● **YOUR OBJECTIVE**
Look through the records below and give the number of lines holding the string "this", nothing more.
>>
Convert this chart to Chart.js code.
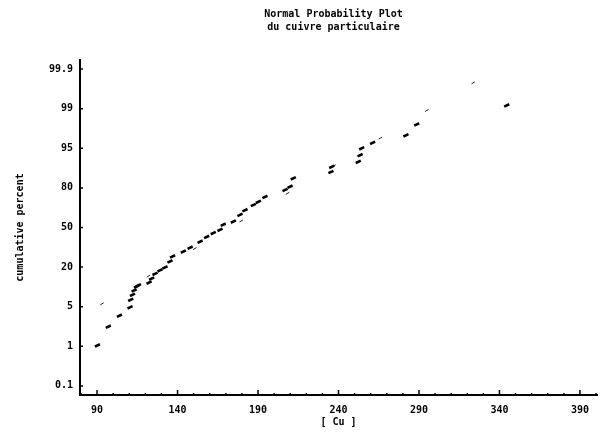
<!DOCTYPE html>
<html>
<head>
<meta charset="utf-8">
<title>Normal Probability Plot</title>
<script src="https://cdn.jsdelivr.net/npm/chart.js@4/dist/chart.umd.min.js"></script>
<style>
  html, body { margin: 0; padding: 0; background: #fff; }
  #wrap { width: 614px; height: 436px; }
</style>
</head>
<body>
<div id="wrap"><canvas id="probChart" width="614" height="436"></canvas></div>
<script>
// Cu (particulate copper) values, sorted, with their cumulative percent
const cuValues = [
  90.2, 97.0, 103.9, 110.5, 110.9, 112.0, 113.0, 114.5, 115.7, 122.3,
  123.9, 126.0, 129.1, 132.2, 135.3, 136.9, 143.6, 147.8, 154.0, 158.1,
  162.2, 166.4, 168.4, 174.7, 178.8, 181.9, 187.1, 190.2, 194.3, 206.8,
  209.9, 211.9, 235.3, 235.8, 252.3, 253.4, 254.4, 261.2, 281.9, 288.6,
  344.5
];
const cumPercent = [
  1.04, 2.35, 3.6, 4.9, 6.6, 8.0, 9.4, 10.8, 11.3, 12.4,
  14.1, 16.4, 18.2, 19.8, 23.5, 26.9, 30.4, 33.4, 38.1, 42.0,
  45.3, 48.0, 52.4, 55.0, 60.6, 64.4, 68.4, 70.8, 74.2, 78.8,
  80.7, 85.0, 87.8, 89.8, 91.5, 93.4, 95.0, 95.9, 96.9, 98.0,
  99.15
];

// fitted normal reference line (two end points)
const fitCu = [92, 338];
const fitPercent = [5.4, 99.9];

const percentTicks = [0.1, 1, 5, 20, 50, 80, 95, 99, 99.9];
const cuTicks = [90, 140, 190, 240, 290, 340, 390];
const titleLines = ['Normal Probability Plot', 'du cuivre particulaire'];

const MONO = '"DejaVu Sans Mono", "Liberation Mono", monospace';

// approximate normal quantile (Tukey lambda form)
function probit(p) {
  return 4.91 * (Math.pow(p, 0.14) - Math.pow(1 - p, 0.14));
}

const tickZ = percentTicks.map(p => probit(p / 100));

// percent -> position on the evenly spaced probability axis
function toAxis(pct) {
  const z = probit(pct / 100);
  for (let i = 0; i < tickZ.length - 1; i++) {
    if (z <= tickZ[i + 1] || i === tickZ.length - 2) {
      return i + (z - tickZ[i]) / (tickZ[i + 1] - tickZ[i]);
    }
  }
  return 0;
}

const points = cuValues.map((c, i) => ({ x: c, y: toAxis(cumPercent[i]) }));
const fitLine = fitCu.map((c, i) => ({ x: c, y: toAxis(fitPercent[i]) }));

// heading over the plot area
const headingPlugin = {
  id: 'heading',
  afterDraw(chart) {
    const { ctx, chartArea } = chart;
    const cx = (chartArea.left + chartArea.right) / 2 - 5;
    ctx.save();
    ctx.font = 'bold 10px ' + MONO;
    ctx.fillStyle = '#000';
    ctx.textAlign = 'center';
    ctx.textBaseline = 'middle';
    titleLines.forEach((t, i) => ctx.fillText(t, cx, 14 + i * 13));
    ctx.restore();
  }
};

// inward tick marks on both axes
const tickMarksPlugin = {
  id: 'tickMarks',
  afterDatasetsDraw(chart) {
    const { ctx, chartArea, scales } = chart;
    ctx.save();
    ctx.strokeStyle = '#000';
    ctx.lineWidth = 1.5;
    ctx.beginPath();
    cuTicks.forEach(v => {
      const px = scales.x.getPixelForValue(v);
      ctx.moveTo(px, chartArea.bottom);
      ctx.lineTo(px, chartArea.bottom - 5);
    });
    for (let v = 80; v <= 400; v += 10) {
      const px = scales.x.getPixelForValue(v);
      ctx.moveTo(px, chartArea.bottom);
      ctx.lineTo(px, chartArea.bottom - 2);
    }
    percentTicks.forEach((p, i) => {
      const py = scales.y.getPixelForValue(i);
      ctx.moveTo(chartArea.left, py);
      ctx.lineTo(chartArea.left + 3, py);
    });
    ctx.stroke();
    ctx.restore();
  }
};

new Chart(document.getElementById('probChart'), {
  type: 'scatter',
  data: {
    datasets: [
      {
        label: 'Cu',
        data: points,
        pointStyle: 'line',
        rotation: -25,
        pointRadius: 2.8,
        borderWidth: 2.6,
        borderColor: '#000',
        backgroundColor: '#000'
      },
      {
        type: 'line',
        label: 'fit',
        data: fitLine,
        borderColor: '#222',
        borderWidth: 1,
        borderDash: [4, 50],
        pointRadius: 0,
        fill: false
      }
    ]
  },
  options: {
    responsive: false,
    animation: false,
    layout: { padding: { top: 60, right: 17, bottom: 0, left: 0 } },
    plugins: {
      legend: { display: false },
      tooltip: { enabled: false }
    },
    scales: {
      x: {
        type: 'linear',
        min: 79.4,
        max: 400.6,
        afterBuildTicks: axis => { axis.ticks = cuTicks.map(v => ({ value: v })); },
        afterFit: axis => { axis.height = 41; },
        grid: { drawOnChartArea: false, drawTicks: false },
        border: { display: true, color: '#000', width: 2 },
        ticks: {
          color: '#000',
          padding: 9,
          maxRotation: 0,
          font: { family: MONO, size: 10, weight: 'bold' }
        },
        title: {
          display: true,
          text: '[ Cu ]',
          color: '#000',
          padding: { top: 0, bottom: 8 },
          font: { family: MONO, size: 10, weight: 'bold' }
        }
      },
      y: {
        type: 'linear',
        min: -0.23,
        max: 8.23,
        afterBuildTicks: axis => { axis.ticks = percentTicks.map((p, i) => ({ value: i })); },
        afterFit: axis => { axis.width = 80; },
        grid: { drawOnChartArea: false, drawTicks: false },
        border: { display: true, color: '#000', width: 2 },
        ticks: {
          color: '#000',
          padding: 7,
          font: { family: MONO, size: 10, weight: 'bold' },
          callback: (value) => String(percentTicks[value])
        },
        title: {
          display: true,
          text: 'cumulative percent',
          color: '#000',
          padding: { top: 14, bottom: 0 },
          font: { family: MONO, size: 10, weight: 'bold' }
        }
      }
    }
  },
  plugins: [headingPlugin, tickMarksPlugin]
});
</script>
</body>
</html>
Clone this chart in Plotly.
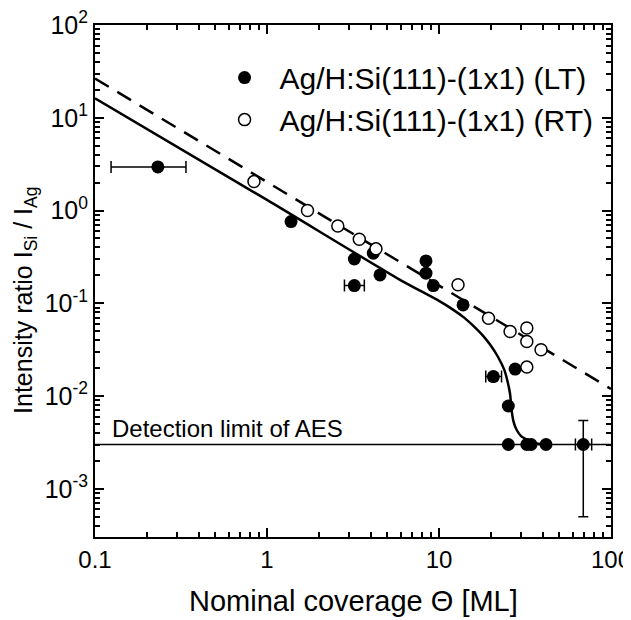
<<
● **FULL ANSWER**
2